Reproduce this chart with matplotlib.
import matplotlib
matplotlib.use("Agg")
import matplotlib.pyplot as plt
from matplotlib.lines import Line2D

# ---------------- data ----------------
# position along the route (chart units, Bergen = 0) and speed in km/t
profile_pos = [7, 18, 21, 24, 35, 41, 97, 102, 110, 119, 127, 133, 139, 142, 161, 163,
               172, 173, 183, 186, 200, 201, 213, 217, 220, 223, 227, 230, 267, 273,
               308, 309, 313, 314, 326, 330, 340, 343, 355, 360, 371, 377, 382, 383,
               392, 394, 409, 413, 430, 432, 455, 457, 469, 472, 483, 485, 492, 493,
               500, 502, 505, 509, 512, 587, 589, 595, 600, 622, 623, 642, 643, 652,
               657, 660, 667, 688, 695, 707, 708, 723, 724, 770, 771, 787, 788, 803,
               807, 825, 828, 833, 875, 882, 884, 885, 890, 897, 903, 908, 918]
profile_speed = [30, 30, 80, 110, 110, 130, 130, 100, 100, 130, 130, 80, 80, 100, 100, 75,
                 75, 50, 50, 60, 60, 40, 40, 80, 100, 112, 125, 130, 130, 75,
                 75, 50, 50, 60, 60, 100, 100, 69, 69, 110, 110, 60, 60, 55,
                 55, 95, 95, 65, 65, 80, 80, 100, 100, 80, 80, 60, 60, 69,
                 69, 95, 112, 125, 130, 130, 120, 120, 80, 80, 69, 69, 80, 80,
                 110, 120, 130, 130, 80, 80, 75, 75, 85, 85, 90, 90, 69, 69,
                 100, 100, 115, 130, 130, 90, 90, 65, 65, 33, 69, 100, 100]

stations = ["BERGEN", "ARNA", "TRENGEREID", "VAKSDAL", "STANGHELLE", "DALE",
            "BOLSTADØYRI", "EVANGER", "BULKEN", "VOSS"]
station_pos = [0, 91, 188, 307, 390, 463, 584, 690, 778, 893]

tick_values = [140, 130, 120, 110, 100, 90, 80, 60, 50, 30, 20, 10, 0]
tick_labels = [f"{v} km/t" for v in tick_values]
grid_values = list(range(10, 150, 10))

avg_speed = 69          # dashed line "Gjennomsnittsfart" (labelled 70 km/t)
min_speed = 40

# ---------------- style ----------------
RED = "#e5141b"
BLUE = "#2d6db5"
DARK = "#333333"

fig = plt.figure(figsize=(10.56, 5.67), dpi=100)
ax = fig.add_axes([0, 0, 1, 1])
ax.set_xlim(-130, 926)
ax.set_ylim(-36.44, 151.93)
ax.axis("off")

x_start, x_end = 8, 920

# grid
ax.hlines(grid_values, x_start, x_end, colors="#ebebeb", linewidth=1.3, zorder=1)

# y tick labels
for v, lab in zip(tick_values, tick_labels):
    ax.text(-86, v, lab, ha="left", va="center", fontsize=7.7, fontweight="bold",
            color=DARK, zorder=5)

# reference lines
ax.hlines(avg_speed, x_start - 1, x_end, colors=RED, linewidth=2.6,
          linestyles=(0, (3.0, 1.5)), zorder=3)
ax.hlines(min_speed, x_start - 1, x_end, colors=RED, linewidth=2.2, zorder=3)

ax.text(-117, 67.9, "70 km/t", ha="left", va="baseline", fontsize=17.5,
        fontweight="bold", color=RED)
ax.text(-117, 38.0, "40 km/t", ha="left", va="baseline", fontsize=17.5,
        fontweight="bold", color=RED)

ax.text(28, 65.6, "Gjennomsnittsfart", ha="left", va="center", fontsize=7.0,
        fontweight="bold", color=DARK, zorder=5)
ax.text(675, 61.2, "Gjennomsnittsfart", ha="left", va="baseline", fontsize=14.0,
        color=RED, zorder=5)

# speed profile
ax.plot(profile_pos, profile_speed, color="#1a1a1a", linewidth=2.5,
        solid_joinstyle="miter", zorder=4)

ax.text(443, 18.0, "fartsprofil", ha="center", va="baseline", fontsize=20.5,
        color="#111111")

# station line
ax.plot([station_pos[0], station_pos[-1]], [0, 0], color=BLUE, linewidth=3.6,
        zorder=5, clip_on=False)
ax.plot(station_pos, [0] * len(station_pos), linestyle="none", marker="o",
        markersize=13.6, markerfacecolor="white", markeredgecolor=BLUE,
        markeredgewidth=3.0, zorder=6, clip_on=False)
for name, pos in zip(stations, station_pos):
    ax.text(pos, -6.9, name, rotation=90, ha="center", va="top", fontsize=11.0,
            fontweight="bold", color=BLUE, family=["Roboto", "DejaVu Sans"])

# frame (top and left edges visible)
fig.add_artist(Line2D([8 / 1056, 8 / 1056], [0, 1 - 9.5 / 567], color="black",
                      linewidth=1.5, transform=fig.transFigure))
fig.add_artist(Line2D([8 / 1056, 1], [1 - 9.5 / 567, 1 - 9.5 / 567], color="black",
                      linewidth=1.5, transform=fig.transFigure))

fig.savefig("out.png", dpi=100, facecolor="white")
────────────────────────────────────────
Only the lines from the first line of the material above through the line that contains "from matplotlib.lines import Line2D" should be quoted, each one exactly.

» Full answer:
Reproduce this chart with matplotlib.
import matplotlib
matplotlib.use("Agg")
import matplotlib.pyplot as plt
from matplotlib.lines import Line2D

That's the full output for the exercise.